In this project, we designed a approach to predict apartment renting price in Corvallis based on the infor- mation listed on Craigslist. We first used scrapy to crawl raw data on Craigslist in Corvallis, after data cleaning, we implemented MySQL queries to join and project with two schemas, and stored the data into one csv file. We used Linear Regression and Neural Network to fit the training data set. The results on the testing dataset showed that these two methods perform as well as expected.
We implemented scrapy to collect apartment renting information on Craigslist in Corvallis. Scrapy is free and open source web crawling framework, written in Python, for extracting the data you need from websites. Details about it can be found on its official website: scrapy.
By clonging this folder, after install scrapy (I suggest to install under venv), on your terminal, to call the "first" spider, just type:
scrapy crawl first --nolog --output=first.csv
Then all the data will be saved in first.csv file.
In this csv file, the 4th column contains all the url links of each poster. Then by using spider "second", we can obtain all the information, such as latitude, longitude, bedroom number, and bath room number. Then store them in second.csv file, as shown below:
scrapy crawl second --nolog --output=second.csv
Warning 1 : There are some white spaces and line breaks in the data (use clean.py to clean).;
Warning 2 : Some data are missing, such as bedroom number, bathroom number, etc. Remove them;
Warning 3 : Some duplications might be exist. Use Excel commend to remove.
Since safety rate is reasonable factor impacting house renting price, we introduced this attribute into our model. The safety rate of Corvallis is available on Neighbourhoodscout.
However, as we can see, the shape of each zone is regular. One duable method is deviding big zone into small parts, and map the latitude and longitude value with the apartment location.
Here we chose an easy and approximate method:
- Divide each zone to small part,
- Find the center point of each part(shown by red point),
- Calculate the distance (Euler distance) between the apartment and all center points,
- Get the center point with minimum distance,
- Label the safety rate of this apartment with the safety rate of that center.

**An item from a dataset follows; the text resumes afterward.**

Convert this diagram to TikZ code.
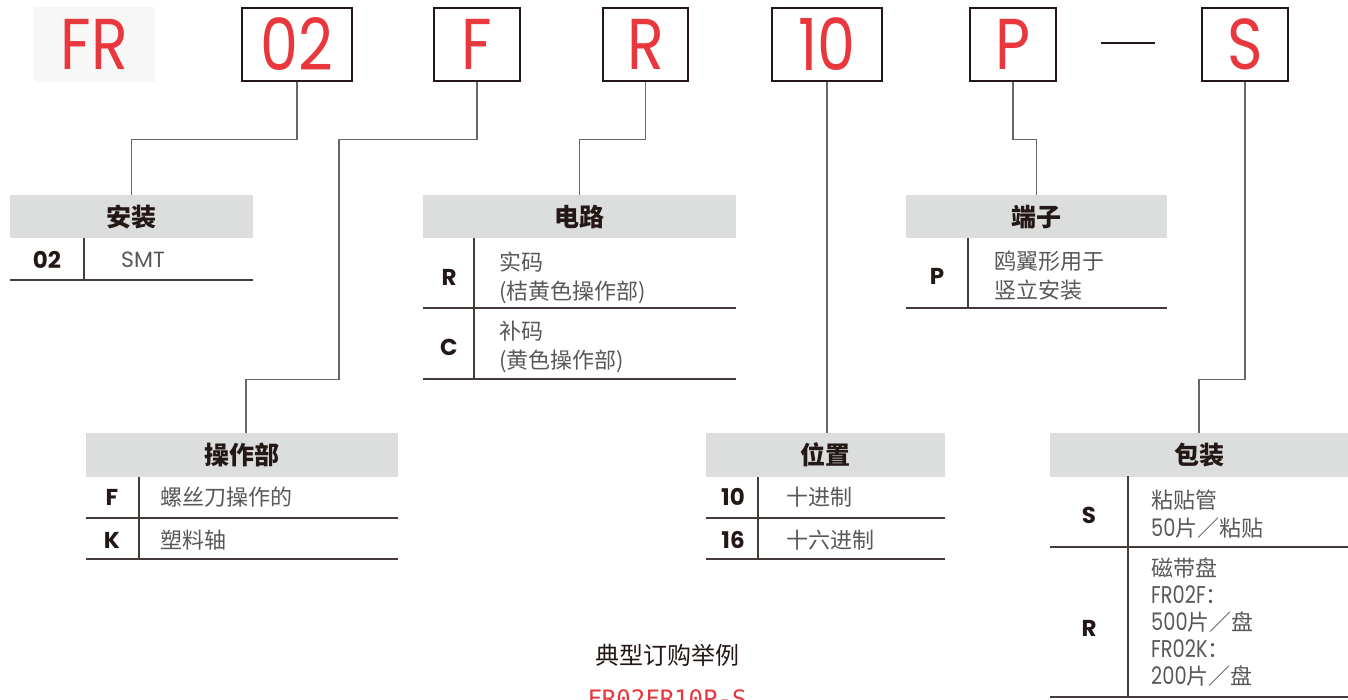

After data clean, and add safety rate, we got two csv files, first.csv and second.csv. Import them into MySQL workbench, and simply using following queries:
select first.pid, price, area, safety, latitude, longitude
from first, second
where first.pid = second.pid and safety <> ""

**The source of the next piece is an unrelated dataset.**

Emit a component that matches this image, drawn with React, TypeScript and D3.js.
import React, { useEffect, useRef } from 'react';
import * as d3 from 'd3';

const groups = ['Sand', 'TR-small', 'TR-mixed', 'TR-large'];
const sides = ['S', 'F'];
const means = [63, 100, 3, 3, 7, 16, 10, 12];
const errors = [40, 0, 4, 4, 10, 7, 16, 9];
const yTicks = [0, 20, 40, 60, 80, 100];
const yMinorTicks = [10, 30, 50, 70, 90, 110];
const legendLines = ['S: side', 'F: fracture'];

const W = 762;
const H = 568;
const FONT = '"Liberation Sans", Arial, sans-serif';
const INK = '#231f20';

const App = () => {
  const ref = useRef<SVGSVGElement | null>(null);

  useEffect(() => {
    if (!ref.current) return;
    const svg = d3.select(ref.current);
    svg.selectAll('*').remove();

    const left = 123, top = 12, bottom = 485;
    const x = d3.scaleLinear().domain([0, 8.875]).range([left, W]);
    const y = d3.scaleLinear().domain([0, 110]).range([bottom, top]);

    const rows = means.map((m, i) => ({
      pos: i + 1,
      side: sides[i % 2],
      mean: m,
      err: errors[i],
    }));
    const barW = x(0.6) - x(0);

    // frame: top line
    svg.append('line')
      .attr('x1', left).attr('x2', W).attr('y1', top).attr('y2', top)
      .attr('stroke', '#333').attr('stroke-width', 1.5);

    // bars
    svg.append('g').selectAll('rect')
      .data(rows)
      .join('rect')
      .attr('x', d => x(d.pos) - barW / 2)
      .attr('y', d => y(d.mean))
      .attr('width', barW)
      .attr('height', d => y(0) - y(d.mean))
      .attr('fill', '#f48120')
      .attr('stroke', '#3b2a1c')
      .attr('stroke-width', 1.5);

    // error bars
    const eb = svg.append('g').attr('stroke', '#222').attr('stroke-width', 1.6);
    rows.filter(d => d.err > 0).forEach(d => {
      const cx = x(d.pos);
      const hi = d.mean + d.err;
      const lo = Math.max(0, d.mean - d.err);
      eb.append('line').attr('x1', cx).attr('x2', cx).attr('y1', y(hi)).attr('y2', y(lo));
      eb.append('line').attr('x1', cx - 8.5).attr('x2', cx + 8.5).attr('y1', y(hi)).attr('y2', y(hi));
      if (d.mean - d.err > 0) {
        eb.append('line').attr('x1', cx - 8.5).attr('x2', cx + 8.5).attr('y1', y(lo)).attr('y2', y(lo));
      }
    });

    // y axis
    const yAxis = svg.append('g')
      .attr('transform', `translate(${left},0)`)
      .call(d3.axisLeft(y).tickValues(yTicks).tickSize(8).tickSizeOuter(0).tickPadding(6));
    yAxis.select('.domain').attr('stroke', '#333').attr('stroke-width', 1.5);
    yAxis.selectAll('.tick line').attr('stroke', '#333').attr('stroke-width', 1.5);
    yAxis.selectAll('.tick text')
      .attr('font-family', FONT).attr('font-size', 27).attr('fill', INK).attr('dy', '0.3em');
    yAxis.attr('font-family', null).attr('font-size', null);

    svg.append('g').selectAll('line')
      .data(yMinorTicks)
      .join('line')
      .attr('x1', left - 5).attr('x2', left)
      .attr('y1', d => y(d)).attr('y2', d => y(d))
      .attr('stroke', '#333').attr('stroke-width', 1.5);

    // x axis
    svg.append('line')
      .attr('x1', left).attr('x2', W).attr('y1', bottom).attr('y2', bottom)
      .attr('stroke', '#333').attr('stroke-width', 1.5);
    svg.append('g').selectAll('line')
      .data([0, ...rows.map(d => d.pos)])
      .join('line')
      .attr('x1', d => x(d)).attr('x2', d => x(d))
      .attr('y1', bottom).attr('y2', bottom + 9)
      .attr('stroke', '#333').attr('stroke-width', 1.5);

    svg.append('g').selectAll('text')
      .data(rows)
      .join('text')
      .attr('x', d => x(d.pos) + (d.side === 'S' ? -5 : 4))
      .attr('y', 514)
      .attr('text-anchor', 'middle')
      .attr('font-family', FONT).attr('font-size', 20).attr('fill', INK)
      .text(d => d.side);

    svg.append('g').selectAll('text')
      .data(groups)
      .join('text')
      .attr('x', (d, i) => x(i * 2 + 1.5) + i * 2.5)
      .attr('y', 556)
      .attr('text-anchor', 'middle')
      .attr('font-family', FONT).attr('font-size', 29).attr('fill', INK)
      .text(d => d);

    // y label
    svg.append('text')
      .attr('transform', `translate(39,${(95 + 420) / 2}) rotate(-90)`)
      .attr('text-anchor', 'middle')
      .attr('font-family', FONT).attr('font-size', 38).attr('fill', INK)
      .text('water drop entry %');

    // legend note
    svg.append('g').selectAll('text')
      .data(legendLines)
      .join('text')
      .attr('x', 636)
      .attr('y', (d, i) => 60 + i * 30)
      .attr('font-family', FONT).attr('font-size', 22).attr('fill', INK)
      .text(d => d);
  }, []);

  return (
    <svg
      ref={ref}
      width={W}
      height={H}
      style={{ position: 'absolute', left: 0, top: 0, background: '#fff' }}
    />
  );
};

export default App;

Then we got total 656 data entries.
We divided data into two parts: 606 as training examples and 50 as testing examples.
For the linear regression model, we got the weight as shown below:
Area | Longitude | Latitude | Safety Rate |
---|---|---|---|
494.331 | -144.024 | -108.401 | -14.388 |
And its score is 69.9%.
For the Neural Network model, the score is 73.3%, which is better than the linear regression model(69.9%).

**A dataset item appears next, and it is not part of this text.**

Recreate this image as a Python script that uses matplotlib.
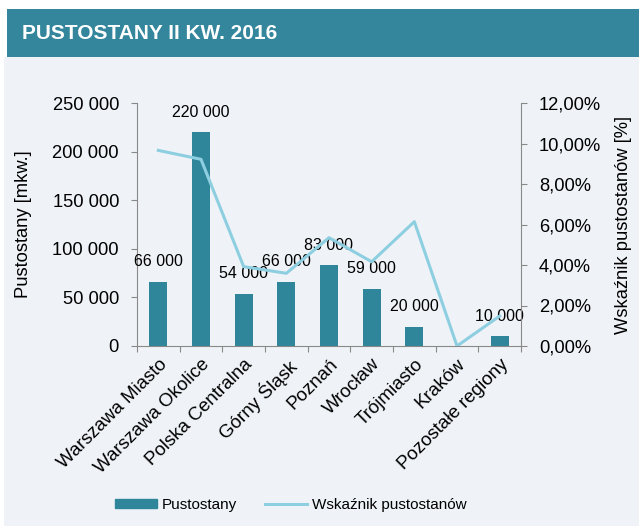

Above figure shows part of our result of the predicted data. The left column shows the pre- dicted price of the linear regression model, the right column shows the predicted price of the neural network regression model and the middle column shows the true predicated price. This table clearly demonstrates the more accuracy neural network models achieved in predicating the price compared to the linear regression model. Therefore, there might be some features not linearly related to the target and neural network can apply in high-dimension and learn a better fix on X and Y.